Question: If \(f\left( x \right) = \cos \left\\{ {\left( {\dfrac{\pi }{2}} \right)\left[ x \right] - {x^3}} \r...

Question

If $f\left( x \right) = \cos \left\\{ {\left( {\dfrac{\pi }{2}} \right)\left[ x \right] - {x^3}} \right\\},1 < x < 2$ and $\left[ x \right] =$ greatest integer $\leqslant$ , then $f'\left( {\sqrt[3]{{\dfrac{\pi }{2}}}} \right)$
a) $0$
b) ${\left( {\dfrac{\pi }{2}} \right)^{\dfrac{1}{3}}}$
c) $3{\left( {\dfrac{\pi }{2}} \right)^{\dfrac{1}{3}}}$
d) $- 3{\left( {\dfrac{\pi }{2}} \right)^{\dfrac{3}{2}}}$

Answer 1

Solution

First we need to simplify the given function in a form in which it is differentiable within the given domain, as due to the greatest integer function it is not differentiable, as the greatest integer function is not a differentiable function. Then we have to differentiate the function, then find the required value as mentioned in the question.

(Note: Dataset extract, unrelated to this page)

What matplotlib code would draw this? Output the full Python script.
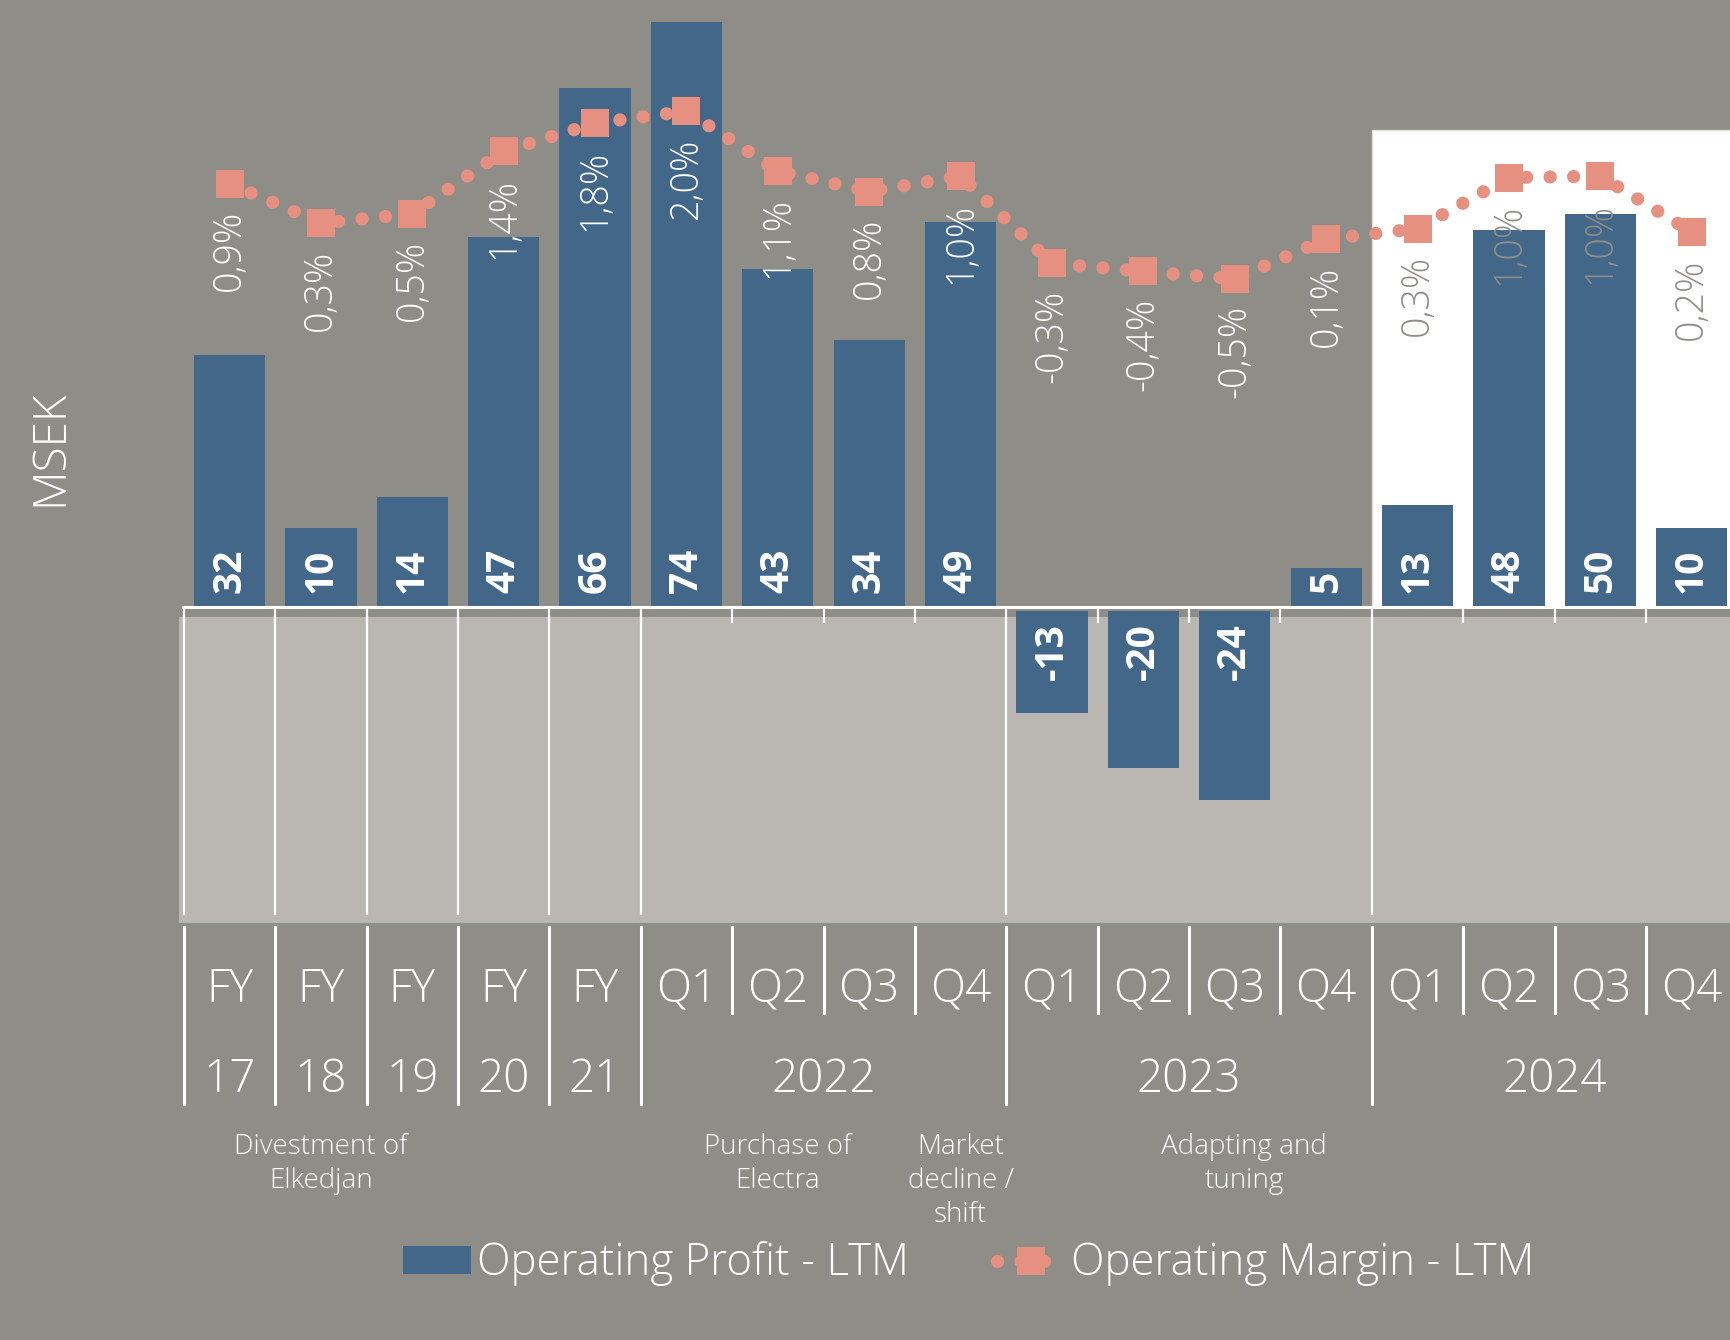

Complete step by step answer:
The given function is, $f\left( x \right) = \cos \left\\{ {\left( {\dfrac{\pi }{2}} \right)\left[ x \right] - {x^3}} \right\\}$ in the given domain $1 < x < 2$ .
Given, $\left[ x \right] =$ greatest integer function.
Since, the domain is $1 < x < 2$ , so for the greatest integer function every value of the domain will be more than $1$ and less than $2$ .
So, in the greatest integer function it will be $1$ in the given domain.
So, the given function can be re-written as,
$f\left( x \right) = \cos \left\\{ {\left( {\dfrac{\pi }{2}} \right).1 - {x^3}} \right\\}$
$\Rightarrow f\left( x \right) = \cos \left\\{ {\left( {\dfrac{\pi }{2}} \right) - {x^3}} \right\\}$
Now, we know, $\cos \left( {\dfrac{\pi }{2} - \theta } \right) = \sin \theta$ , so, using this property, we get,
$\Rightarrow f\left( x \right) = \sin {x^3}$
It is now in the form of a differentiable function.
Now, differentiating the function with respect to $x$ , we get,
$f'\left( x \right) = \cos {x^3}.\dfrac{d}{{dx}}\left( {{x^3}} \right)$
[Using chain rule]
$\Rightarrow f'\left( x \right) = 3{x^2}\cos {x^3}$
Therefore, as per the question, we are to find $f'\left( {\sqrt[3]{{\dfrac{\pi }{2}}}} \right)$ .
So, $f'\left( {\sqrt[3]{{\dfrac{\pi }{2}}}} \right) = 3{\left( {\sqrt[3]{{\dfrac{\pi }{2}}}} \right)^2}\cos {\left( {\sqrt[3]{{\dfrac{\pi }{2}}}} \right)^3}$
$= 3{\left( {\dfrac{\pi }{2}} \right)^{\dfrac{2}{3}}}\cos {\left( {\dfrac{\pi }{2}} \right)^{\dfrac{3}{3}}}$
$= 3{\left( {\dfrac{\pi }{2}} \right)^{\dfrac{2}{3}}}\cos \left( {\dfrac{\pi }{2}} \right)$
Now, we know, $\cos \left( {\dfrac{\pi }{2}} \right) = 0$ , substituting this in above equation, we get,
$f'\left( {\sqrt[3]{{\dfrac{\pi }{2}}}} \right) = 3{\left( {\dfrac{\pi }{2}} \right)^{\dfrac{2}{3}}}.0$
$\Rightarrow f'\left( {\sqrt[3]{{\dfrac{\pi }{2}}}} \right) = 0$
Therefore, the required solution is $0$ , the correct option is (a).

Note:
Some of the functions we see and use daily are not differentiable, may be continuous but they are not differentiable, like in this problem the greatest integer function, the most commonly used modulus function, these are not differentiable functions. So, for making a function differentiable involving these, we have to operate these functions first.